===== SUPPLIED DATA
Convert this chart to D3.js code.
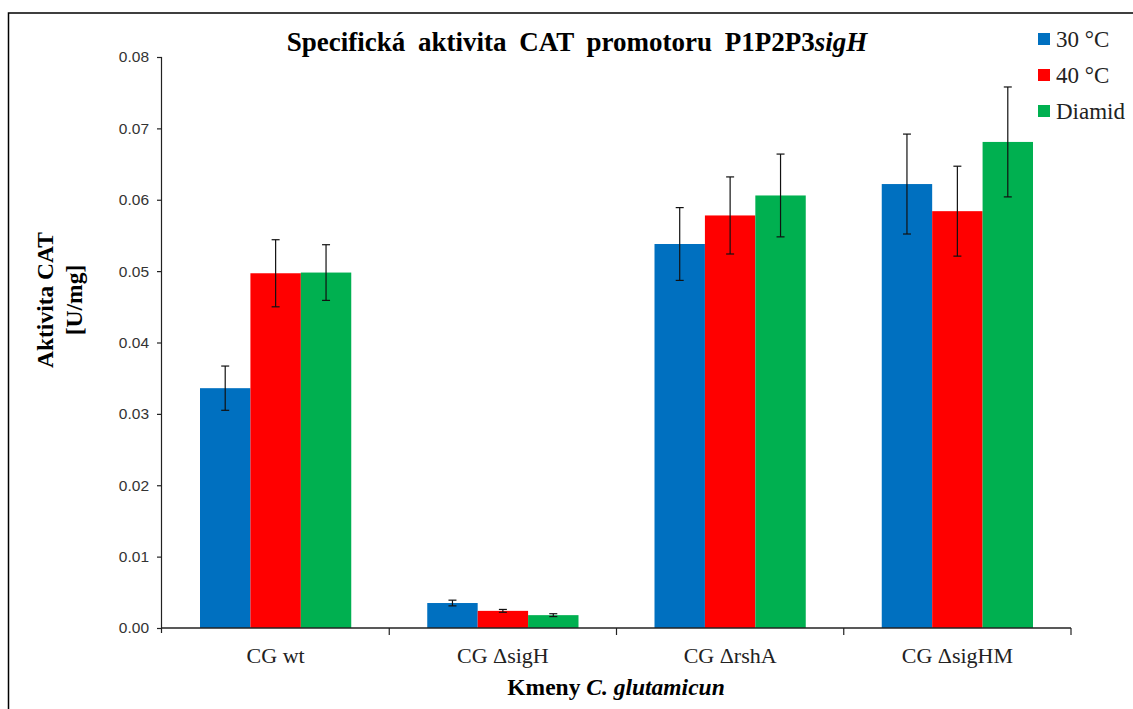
<!DOCTYPE html>
<html>
<head>
<meta charset="utf-8">
<script src="https://cdn.jsdelivr.net/npm/d3@7"></script>
<style>
  body { margin: 0; background: white; }
  svg { display: block; }
</style>
</head>
<body>
<svg id="canvas" width="1133" height="709"></svg>
<script>
var strains = ['CG wt', 'CG \u0394sigH', 'CG \u0394rshA', 'CG \u0394sigHM'];
var series = ['30 \u00B0C', '40 \u00B0C', 'Diamid'];
var colors = ['#0070C0', '#FF0000', '#00B050'];

// values per series, in strain order
var val30 = [0.0336, 0.0035, 0.0538, 0.0622];
var val40 = [0.0497, 0.0024, 0.0578, 0.0584];
var valDiamid = [0.0498, 0.0018, 0.0606, 0.0681];

// error (+/-) per series
var err30 = [0.0031, 0.0004, 0.0051, 0.0070];
var err40 = [0.0047, 0.0002, 0.0054, 0.0063];
var errDiamid = [0.0039, 0.0002, 0.0058, 0.0077];

var yTicks = [0, 0.01, 0.02, 0.03, 0.04, 0.05, 0.06, 0.07, 0.08];

var values = [val30, val40, valDiamid];
var errors = [err30, err40, errDiamid];

// ************************************************************************************************** //
// Layout

var plot = { left: 162, right: 1071, top: 57, bottom: 628 };
var serif = 'Liberation Serif, Times New Roman, serif';
var sans = 'Liberation Sans, Arial, sans-serif';

var svg = d3.select('#canvas');

// frame
svg.append('path')
  .attr('d', 'M1133,13 H8.5 V709')
  .style('fill', 'none').style('stroke', 'black').style('stroke-width', 1.5);

var xScale = d3.scaleBand().domain(strains).range([plot.left, plot.right]).paddingInner(0).paddingOuter(0);
var innerScale = d3.scaleBand().domain(series).range([38, xScale.bandwidth() - 38]);
var yScale = d3.scaleLinear().domain([0, 0.08]).range([plot.bottom, plot.top]);

// ************************************************************************************************** //
// Bars

var rows = [];
series.forEach(function(s, si){
  strains.forEach(function(c, ci){
    rows.push({ strain: c, series: s, si: si, v: values[si][ci], e: errors[si][ci] });
  });
});

svg.append('g').selectAll('rect').data(rows).enter().append('rect')
  .attr('x', function(d){ return xScale(d.strain) + innerScale(d.series); })
  .attr('y', function(d){ return yScale(d.v); })
  .attr('width', innerScale.bandwidth())
  .attr('height', function(d){ return yScale(0) - yScale(d.v); })
  .style('fill', function(d){ return colors[d.si]; });

// error bars
var eg = svg.append('g').style('stroke', '#111').style('stroke-width', 1.2);
rows.forEach(function(d){
  var cx = xScale(d.strain) + innerScale(d.series) + innerScale.bandwidth() / 2;
  var y1 = yScale(d.v + d.e), y2 = yScale(d.v - d.e);
  eg.append('line').attr('x1', cx).attr('x2', cx).attr('y1', y1).attr('y2', y2);
  eg.append('line').attr('x1', cx - 4).attr('x2', cx + 4).attr('y1', y1).attr('y2', y1);
  eg.append('line').attr('x1', cx - 4).attr('x2', cx + 4).attr('y1', y2).attr('y2', y2);
});

// ************************************************************************************************** //
// Axes

var yAxis = svg.append('g')
  .attr('transform', 'translate(' + plot.left + ',0)')
  .call(d3.axisLeft(yScale).tickValues(yTicks).tickFormat(d3.format('.2f')).tickSize(5).tickPadding(8));
yAxis.select('.domain').attr('d', 'M-0.5,' + plot.top + 'V' + (plot.bottom + 5));
yAxis.selectAll('text').style('font-family', sans).style('font-size', '15.5px').style('fill', '#333');
yAxis.selectAll('line, path').style('stroke', '#222').style('stroke-width', 1.2);

var xg = svg.append('g').attr('transform', 'translate(0,' + plot.bottom + ')');
xg.append('line').attr('x1', plot.left).attr('x2', plot.right).attr('y1', 0).attr('y2', 0)
  .style('stroke', '#222').style('stroke-width', 1.5);
var bounds = strains.map(function(c){ return xScale(c); }).concat([plot.right]);
xg.selectAll('.tk').data(bounds.slice(1)).enter().append('line')
  .attr('x1', function(d){ return d; }).attr('x2', function(d){ return d; })
  .attr('y1', 0).attr('y2', 7).style('stroke', '#222').style('stroke-width', 1.2);
xg.selectAll('text').data(strains).enter().append('text')
  .attr('x', function(d){ return xScale(d) + xScale.bandwidth() / 2; })
  .attr('y', 35).attr('text-anchor', 'middle')
  .style('font-family', serif).style('font-size', '22px').style('fill', '#222')
  .text(function(d){ return d; });

// ************************************************************************************************** //
// Titles

var title = svg.append('text').attr('x', 577).attr('y', 51).attr('text-anchor', 'middle')
  .style('font-family', serif).style('font-size', '27px').style('font-weight', 'bold')
  .style('word-spacing', '6px');
title.append('tspan').text('Specifick\u00E1 aktivita CAT promotoru P1P2P3');
title.append('tspan').style('font-style', 'italic').text('sigH');

var xTitle = svg.append('text').attr('x', 616).attr('y', 695).attr('text-anchor', 'middle')
  .style('font-family', serif).style('font-size', '23.5px').style('font-weight', 'bold');
xTitle.append('tspan').text('Kmeny ');
xTitle.append('tspan').style('font-style', 'italic').text('C. glutamicun');

var yTitle = svg.append('text').attr('transform', 'translate(53,300) rotate(-90)').attr('text-anchor', 'middle')
  .style('font-family', serif).style('font-size', '23.5px').style('font-weight', 'bold');
yTitle.append('tspan').attr('x', 0).attr('dy', 0).text('Aktivita CAT');
yTitle.append('tspan').attr('x', 0).attr('dy', 29).text('[U/mg]');

// ************************************************************************************************** //
// Legend

var lg = svg.append('g').attr('transform', 'translate(1038,39)');
series.forEach(function(s, i){
  var row = lg.append('g').attr('transform', 'translate(0,' + (i * 36) + ')');
  row.append('rect').attr('x', 0).attr('y', -6).attr('width', 12).attr('height', 12).style('fill', colors[i]);
  row.append('text').attr('x', 18).attr('y', 8)
    .style('font-family', serif).style('font-size', '23px').style('fill', '#222').text(s);
});
</script>
</body>
</html>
==========
§ **TASK REQUIREMENTS**:
Write out each line of the listing above, exactly, from its first line to the line holding "var colors = ['#0070C0', '#FF0000', '#00B050'];", inclusive. Skip the pictures.

§ **RESULT FOR THIS TASK**:
Convert this chart to D3.js code.
<!DOCTYPE html>
<html>
<head>
<meta charset="utf-8">
<script src="https://cdn.jsdelivr.net/npm/d3@7"></script>
<style>
  body { margin: 0; background: white; }
  svg { display: block; }
</style>
</head>
<body>
<svg id="canvas" width="1133" height="709"></svg>
<script>
var strains = ['CG wt', 'CG \u0394sigH', 'CG \u0394rshA', 'CG \u0394sigHM'];
var series = ['30 \u00B0C', '40 \u00B0C', 'Diamid'];
var colors = ['#0070C0', '#FF0000', '#00B050'];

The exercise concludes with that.